En España se lee muy poco, según constatan unánimemente las
estadísticas, y a la hora de buscar las causas, no son pocos los que, sobre
todo en estos últimos años, lo achacan a esos cachivaches tecnológicos que todo
el mundo lleva consigo a todas partes y que, dicen, han venido a sustituir a
los libros.
Y aquí entraría,
como tristísimo corolario, el goteo casi continuo de librerías que no han
tenido más remedio que bajar la persiana. O de editoriales como Círculo de
Lectores, que en la década de 1990 llegó a contar con más de un millón y medio
de socios y que desde 1962, año en que se fundó, puso lo que suele llamarse
"buena literatura" al alcance del gran público. Porque ahí, en la
separación –el abismo, más bien– entre los rumbos de la primera y los
gustos del segundo estriba en buena parte la cuestión, que viene de lejos y resulta
la mar de intrincada.
Subliteratura: ese era el término que los críticos y
sociólogos, siempre algo pedantuelos, de los años 70 empleaban para referirse a
las lecturas populares, como si fuera posible ponerle puertas al campo literario,
o como si tuviera alguien la prerrogativa de acotar la finca y marcar las
lindes de lo que es bueno y lo que no.

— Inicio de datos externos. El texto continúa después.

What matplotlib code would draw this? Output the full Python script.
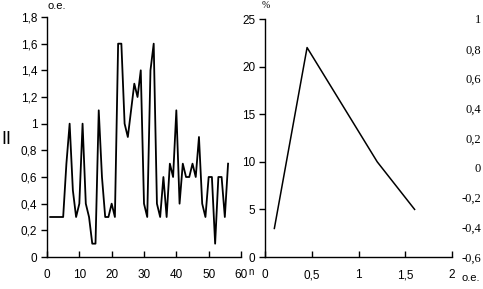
import matplotlib
matplotlib.use('Agg')
import matplotlib.pyplot as plt
import numpy as np

# left chart: signal vs n
n = np.arange(1, 57)
val = [0.3, 0.3, 0.3, 0.3, 0.3, 0.7, 1.0, 0.5, 0.3, 0.4,
       1.0, 0.4, 0.3, 0.1, 0.1, 1.1, 0.6, 0.3, 0.3, 0.4,
       0.3, 1.6, 1.6, 1.0, 0.9, 1.1, 1.3, 1.2, 1.4, 0.4,
       0.3, 1.4, 1.6, 0.4, 0.3, 0.6, 0.3, 0.7, 0.6, 1.1,
       0.4, 0.7, 0.6, 0.6, 0.7, 0.6, 0.9, 0.4, 0.3, 0.6,
       0.6, 0.1, 0.6, 0.6, 0.3, 0.7]

# right chart: percent vs o.e.
xr = [0.1, 0.45, 1.2, 1.6]
yr = [3, 22, 10, 5]

left_yt = [0, 0.2, 0.4, 0.6, 0.8, 1.0, 1.2, 1.4, 1.6, 1.8]
left_xt = [0, 10, 20, 30, 40, 50, 60]
right_yt = [0, 5, 10, 15, 20, 25]
right_xt = [0, 0.5, 1, 1.5, 2]
sec_yt = [-0.6, -0.4, -0.2, 0, 0.2, 0.4, 0.6, 0.8, 1.0]

def fmt(v):
    s = ('%g' % v).replace('.', ',')
    return s

W, H = 483, 289
fig = plt.figure(figsize=(W / 100, H / 100), dpi=100)
plt.rcParams['font.family'] = 'Liberation Sans'

ax1 = fig.add_axes([47 / W, 32 / H, 194 / W, 240 / H])
ax1.plot(n, val, color='black', lw=1.3)
ax1.set_xlim(0, 60)
ax1.set_ylim(0, 1.8)
ax1.set_yticks(left_yt)
ax1.set_yticklabels([fmt(v) for v in left_yt])
ax1.set_xticks(left_xt)
ax1.set_xticklabels([str(v) for v in left_xt])

ax2 = fig.add_axes([265 / W, 32 / H, 187 / W, 238 / H])
ax2.plot(xr, yr, color='black', lw=1.1)
ax2.set_xlim(0, 2)
ax2.set_ylim(0, 25)
ax2.set_yticks(right_yt)
ax2.set_yticklabels([str(v) for v in right_yt])
ax2.set_xticks(right_xt)
ax2.set_xticklabels([fmt(v) for v in right_xt])

for ax in (ax1, ax2):
    for s in ('top', 'right'):
        ax.spines[s].set_visible(False)
    for s in ('left', 'bottom'):
        ax.spines[s].set_linewidth(1.0)
    ax.tick_params(axis='y', direction='out', length=4, width=1.0, pad=3, labelsize=8.5)
    ax.tick_params(axis='x', direction='in', length=4, width=1.0, pad=9, labelsize=8.5)

ax3 = ax2.twinx()
ax3.set_ylim(-0.6, 1.0)
ax3.set_yticks(sec_yt)
ax3.set_yticklabels([fmt(v) for v in sec_yt], family='Liberation Serif', fontsize=9)
for lab in ax3.get_yticklabels():
    lab.set_horizontalalignment('right')
ax3.tick_params(axis='y', length=0, pad=21)
for s in ax3.spines.values():
    s.set_visible(False)

fig.text(47 / W, 1 - 6 / H, 'o.e.', fontsize=8, ha='left', va='center')
fig.text(266 / W, 1 - 6 / H, '%', fontsize=7, ha='center', va='center', family='Liberation Serif')
fig.text(251 / W, 1 - 272 / H, 'n', fontsize=7, ha='center', va='center')
fig.text(462 / W, 1 - 278 / H, 'o.e.', fontsize=8, ha='left', va='center')
fig.text(6 / W, 1 - 139 / H, 'II', fontsize=13, ha='center', va='center')

fig.savefig('out.png', dpi=100)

Etiquetaban así las novelas del Oeste (unas
2600) de Marcial Lafuente Estefanía, las novelas rosa de Corín Tellado (la
escritora en castellano más leída después de Cervantes, y a la que Vargas Llosa
no tuvo reparo en dedicar elogiosas palabras) y los best sellers en general.
Algunos hasta se atrevieron a meter también en el mismo saco a las novelas
policíacas (Simenon, A. Christie), de aventuras (Verne), de ciencia ficción...
¡Tiempos aquellos, cuando el metro era la biblioteca
ambulante más grande del mundo y la gente entretenía los largos trayectos
leyendo libros y no picoteando el móvil...!
Y que no se lea en el móvil cruzando un paso de peatones o conduciendo, bueno, es posible que lo de leer no sea exacto.